Although his résumé reads ‘Industrial Designer’, I get the impression that there is more to the story of Owen Payette McGarry. A recent graduate of the Rhode Island School of Design, he is also a DJ, graphic designer, tool maker, wood worker and, one day, a framebuilder. This is his first frame, appropriately titled The Grotesque.
The term ‘grotesque’ doesn’t necessarily mean ugly, although it has gained that definition since the 18th century. Indeed, from Latin times, it had a similar meaning to arabesque and moresque, referring to foliage patterns and designs of a curved, perhaps pagan, nature. Both architects and archaeologists will recognise grotesques from many ancient buildings.

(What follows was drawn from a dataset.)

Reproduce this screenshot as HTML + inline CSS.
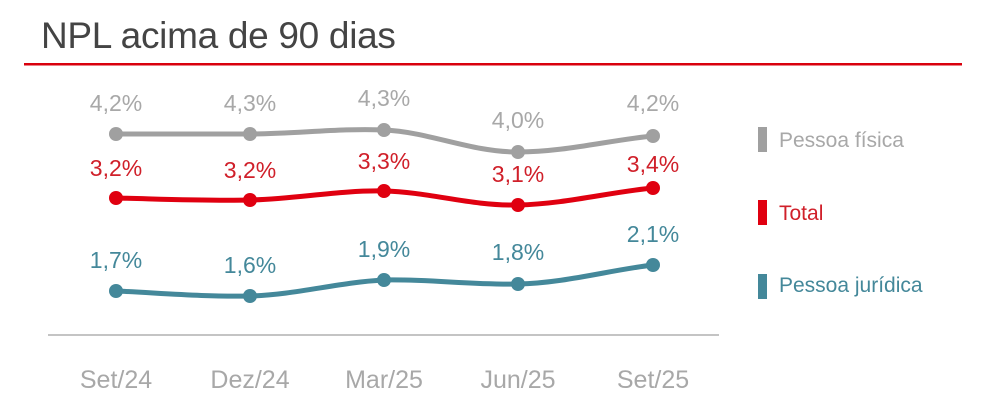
<!DOCTYPE html>
<html><head><meta charset="utf-8"><style>
html,body{margin:0;padding:0;background:#fff;}
svg{display:block;font-family:"Liberation Sans",sans-serif;}
</style></head><body>
<svg width="987" height="405" viewBox="0 0 987 405" xmlns="http://www.w3.org/2000/svg">
<text x="41" y="48" font-size="37" fill="#444" letter-spacing="-0.3">NPL acima de 90 dias</text>
<rect x="24" y="63" width="938" height="2.5" fill="#d9000d"/>
<line x1="48" y1="335" x2="719" y2="335" stroke="#b0b0b0" stroke-width="1.5"/>
<g fill="none" stroke-width="5" stroke-linecap="round">
<path d="M116,134 C160,134 205,134 250,134 C295,134 340,128 384,130 C430,132 470,152 518,152 C565,152 610,140 653,136" stroke="#a0a0a0"/>
<path d="M116,198 C160,199 205,201 250,200 C295,199 340,190 384,191 C430,192 470,206 518,205 C565,204 610,192 653,188" stroke="#e00010"/>
<path d="M116,291 C160,293 205,297 250,296 C295,295 340,282 384,280 C430,279 470,285 518,284 C565,283 610,270 653,265" stroke="#44889a"/>
</g>
<g fill="#a0a0a0"><circle cx="116" cy="134" r="7"/><circle cx="250" cy="134" r="7"/><circle cx="384" cy="130" r="7"/><circle cx="518" cy="152" r="7"/><circle cx="653" cy="136" r="7"/></g>
<g fill="#e00010"><circle cx="116" cy="198" r="7"/><circle cx="250" cy="200" r="7"/><circle cx="384" cy="191" r="7"/><circle cx="518" cy="205" r="7"/><circle cx="653" cy="188" r="7"/></g>
<g fill="#44889a"><circle cx="116" cy="291" r="7"/><circle cx="250" cy="296" r="7"/><circle cx="384" cy="280" r="7"/><circle cx="518" cy="284" r="7"/><circle cx="653" cy="265" r="7"/></g>
<g font-size="23" text-anchor="middle">
<g fill="#a8a8a8"><text x="116" y="111">4,2%</text><text x="250" y="111">4,3%</text><text x="384" y="106">4,3%</text><text x="518" y="128">4,0%</text><text x="653" y="111">4,2%</text></g>
<g fill="#d0202a"><text x="116" y="176">3,2%</text><text x="250" y="178">3,2%</text><text x="384" y="169">3,3%</text><text x="518" y="182">3,1%</text><text x="653" y="172">3,4%</text></g>
<g fill="#44889a"><text x="116" y="268">1,7%</text><text x="250" y="273">1,6%</text><text x="384" y="257">1,9%</text><text x="518" y="260">1,8%</text><text x="653" y="242">2,1%</text></g>
</g>
<g font-size="25" text-anchor="middle" fill="#a8a8a8"><text x="116" y="388">Set/24</text><text x="250" y="388">Dez/24</text><text x="384" y="388">Mar/25</text><text x="518" y="388">Jun/25</text><text x="653" y="388">Set/25</text></g>
<rect x="758" y="127" width="9" height="25" fill="#a0a0a0"/>
<rect x="758" y="200" width="9" height="25" fill="#e00010"/>
<rect x="758" y="274" width="9" height="25" fill="#44889a"/>
<g font-size="21">
<text x="779" y="147" fill="#a8a8a8">Pessoa física</text>
<text x="779" y="220" fill="#d0202a">Total</text>
<text x="779" y="292" fill="#44889a">Pessoa jurídica</text>
</g>
</svg>
</body></html>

Last fall, Owen and five friends combined their resources to buy a frame building jig, six sets of True Temper tubes and six sets of lugs and, with a certain amount of advice from Brian Chapman of Chapman Cycles, taught themselves how to assemble frames. The Grotesque is the result of Owen’s efforts, a brakeless fixed-gear built for aggressive commuting.
Owen brazed together the aero handlebars as well and utilised his woodworking skills to turn a pair of torpedo-shaped bar ends from curly maple. Apparently, they were “a bit of a radical experiment, though have proved to be one of the most comfortable things I’ve ridden on.” They lend a futuristic element to an ancient looking beast.
Inspired by an affinity for the sea, Owen decided he’d prefer a figurehead to a head badge, reminiscent of those found on a galleon’s prow. His roommate, Caleb Colpitts, a jewellery student, sculpted and electroformed the Gargoyle before setting the eyes with green sapphires and the teeth of a skunk. A formidable sight for any oncoming jaywalker.